> WHAT TO DO
Beginning with the first line, set down every line through the one containing "Chart.register(...registerables);", exactly as it appears, but not the pictures.

>>>

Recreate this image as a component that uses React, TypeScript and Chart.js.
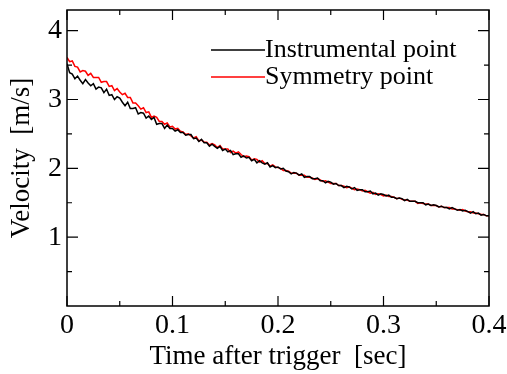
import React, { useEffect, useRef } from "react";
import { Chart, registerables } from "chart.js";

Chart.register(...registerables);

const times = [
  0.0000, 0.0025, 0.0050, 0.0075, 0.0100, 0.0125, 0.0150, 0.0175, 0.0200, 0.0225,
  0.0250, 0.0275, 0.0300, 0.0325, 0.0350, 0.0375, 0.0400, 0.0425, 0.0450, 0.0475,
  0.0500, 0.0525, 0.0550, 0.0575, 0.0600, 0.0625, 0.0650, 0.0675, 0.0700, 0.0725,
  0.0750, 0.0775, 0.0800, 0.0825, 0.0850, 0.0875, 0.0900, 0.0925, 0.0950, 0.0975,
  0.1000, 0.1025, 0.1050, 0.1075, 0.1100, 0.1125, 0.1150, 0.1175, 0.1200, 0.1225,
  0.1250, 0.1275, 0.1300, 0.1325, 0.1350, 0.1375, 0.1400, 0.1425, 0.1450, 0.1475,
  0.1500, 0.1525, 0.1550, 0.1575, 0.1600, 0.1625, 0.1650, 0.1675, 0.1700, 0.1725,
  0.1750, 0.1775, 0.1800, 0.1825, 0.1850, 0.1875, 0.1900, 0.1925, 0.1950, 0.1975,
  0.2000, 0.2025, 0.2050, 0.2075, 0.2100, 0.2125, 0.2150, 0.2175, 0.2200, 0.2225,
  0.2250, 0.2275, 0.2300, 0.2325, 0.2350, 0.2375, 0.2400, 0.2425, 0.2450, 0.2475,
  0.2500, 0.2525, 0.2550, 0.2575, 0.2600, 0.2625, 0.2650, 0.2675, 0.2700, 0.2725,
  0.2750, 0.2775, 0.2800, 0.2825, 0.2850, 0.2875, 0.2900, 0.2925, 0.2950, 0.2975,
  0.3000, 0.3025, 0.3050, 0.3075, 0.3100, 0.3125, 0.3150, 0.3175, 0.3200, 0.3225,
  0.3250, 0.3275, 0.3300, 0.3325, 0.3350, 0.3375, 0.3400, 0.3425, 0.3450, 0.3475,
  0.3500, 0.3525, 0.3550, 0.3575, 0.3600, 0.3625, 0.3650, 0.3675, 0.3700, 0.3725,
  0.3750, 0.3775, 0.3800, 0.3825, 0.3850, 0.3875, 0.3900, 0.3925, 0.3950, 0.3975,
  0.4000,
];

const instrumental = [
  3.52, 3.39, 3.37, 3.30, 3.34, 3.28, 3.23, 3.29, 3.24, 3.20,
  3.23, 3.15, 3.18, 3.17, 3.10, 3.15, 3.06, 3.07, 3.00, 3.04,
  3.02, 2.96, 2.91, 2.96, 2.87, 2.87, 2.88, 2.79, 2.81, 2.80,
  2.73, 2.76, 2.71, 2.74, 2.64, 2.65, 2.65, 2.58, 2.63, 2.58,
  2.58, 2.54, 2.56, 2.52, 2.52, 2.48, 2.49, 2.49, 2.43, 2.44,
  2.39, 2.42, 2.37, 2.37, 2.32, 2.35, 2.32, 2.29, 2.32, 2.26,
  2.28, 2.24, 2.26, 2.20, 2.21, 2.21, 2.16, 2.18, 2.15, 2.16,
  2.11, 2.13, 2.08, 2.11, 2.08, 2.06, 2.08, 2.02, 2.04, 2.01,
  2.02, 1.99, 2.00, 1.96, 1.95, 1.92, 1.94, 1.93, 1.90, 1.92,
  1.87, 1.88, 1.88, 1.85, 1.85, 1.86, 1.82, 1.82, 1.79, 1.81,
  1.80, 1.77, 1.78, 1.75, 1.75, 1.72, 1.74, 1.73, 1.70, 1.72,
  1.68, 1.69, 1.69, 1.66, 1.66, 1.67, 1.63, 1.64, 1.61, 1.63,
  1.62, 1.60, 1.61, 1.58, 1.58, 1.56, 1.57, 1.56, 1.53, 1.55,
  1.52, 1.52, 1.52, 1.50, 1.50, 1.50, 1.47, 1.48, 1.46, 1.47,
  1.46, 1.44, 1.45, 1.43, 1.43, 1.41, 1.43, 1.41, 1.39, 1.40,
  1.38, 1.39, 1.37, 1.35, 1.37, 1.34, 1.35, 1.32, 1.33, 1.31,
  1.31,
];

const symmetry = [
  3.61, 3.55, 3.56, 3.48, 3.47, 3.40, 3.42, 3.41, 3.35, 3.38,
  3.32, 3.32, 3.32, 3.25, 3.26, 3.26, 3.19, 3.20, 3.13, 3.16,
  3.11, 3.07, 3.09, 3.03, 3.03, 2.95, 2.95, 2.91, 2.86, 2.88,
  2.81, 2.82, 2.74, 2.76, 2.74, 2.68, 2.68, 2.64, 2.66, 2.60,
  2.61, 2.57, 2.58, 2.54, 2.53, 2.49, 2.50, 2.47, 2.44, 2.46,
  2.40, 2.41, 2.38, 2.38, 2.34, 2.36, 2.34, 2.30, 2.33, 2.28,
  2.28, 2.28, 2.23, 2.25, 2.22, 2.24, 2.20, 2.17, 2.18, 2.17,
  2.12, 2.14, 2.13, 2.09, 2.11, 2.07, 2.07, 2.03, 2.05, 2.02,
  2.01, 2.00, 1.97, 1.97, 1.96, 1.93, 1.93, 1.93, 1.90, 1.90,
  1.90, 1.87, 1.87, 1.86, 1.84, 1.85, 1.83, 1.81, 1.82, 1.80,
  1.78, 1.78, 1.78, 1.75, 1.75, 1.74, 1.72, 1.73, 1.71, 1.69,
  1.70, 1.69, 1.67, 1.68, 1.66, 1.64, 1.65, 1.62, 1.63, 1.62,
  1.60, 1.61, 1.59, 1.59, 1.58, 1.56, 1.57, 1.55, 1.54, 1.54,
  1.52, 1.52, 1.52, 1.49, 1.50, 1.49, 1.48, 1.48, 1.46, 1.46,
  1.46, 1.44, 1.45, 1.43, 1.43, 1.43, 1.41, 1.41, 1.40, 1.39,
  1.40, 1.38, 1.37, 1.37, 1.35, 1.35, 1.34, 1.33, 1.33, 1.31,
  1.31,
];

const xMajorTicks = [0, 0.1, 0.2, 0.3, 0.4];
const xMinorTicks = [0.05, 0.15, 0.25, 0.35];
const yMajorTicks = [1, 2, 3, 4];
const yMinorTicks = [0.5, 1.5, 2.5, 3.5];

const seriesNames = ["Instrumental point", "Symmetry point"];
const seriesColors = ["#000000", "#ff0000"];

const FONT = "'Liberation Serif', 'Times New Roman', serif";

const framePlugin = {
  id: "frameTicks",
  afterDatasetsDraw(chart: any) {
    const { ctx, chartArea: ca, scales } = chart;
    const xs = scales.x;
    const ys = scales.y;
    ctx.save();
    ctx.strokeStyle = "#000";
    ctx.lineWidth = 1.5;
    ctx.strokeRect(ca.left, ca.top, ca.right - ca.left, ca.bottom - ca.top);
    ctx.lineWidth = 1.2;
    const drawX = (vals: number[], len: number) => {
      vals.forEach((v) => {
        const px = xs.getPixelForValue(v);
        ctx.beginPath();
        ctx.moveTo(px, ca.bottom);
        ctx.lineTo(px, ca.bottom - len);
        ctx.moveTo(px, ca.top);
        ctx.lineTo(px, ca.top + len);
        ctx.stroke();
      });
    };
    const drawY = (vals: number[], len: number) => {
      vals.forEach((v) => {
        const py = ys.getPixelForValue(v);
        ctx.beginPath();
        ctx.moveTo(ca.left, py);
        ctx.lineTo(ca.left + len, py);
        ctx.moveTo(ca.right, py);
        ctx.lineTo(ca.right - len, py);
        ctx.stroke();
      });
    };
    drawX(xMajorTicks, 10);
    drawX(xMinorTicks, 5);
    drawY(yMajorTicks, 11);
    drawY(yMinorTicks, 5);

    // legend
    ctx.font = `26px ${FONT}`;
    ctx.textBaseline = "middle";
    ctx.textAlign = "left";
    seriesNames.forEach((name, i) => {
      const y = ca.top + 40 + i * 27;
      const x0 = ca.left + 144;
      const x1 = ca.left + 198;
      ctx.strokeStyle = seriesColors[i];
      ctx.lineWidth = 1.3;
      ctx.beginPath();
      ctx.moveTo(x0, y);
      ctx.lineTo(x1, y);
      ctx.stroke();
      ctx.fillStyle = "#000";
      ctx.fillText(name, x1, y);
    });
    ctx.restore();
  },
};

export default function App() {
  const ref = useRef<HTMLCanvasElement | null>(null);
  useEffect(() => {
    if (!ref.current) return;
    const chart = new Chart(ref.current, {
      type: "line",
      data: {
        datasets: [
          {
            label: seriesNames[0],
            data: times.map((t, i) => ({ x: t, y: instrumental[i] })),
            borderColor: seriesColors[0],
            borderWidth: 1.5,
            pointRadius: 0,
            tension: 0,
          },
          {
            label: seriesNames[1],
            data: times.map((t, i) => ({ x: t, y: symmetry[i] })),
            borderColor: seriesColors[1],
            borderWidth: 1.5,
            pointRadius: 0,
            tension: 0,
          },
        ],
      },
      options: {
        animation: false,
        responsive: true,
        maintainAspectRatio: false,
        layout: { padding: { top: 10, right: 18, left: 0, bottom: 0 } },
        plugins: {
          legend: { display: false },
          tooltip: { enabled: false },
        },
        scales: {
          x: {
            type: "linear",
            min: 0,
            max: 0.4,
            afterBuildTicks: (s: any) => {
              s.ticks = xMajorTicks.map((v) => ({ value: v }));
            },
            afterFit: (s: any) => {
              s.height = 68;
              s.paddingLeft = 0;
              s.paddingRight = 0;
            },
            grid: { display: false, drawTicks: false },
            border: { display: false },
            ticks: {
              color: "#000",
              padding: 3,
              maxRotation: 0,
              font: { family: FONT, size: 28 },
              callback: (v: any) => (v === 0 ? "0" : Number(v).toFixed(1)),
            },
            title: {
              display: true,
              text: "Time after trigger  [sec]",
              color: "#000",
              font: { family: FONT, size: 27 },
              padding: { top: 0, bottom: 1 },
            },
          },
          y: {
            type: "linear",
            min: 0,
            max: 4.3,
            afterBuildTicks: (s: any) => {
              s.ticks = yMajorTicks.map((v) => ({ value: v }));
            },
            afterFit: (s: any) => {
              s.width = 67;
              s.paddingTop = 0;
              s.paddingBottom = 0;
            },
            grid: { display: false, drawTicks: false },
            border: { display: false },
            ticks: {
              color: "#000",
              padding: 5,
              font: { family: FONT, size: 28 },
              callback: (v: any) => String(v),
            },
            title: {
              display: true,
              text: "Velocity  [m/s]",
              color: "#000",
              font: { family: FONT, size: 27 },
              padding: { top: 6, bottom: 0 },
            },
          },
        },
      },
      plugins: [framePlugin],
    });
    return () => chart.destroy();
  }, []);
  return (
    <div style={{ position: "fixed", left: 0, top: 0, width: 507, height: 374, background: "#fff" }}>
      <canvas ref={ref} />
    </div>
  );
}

<<<

> CORRECT ANSWER
Recreate this image as a component that uses React, TypeScript and Chart.js.
import React, { useEffect, useRef } from "react";
import { Chart, registerables } from "chart.js";

Chart.register(...registerables);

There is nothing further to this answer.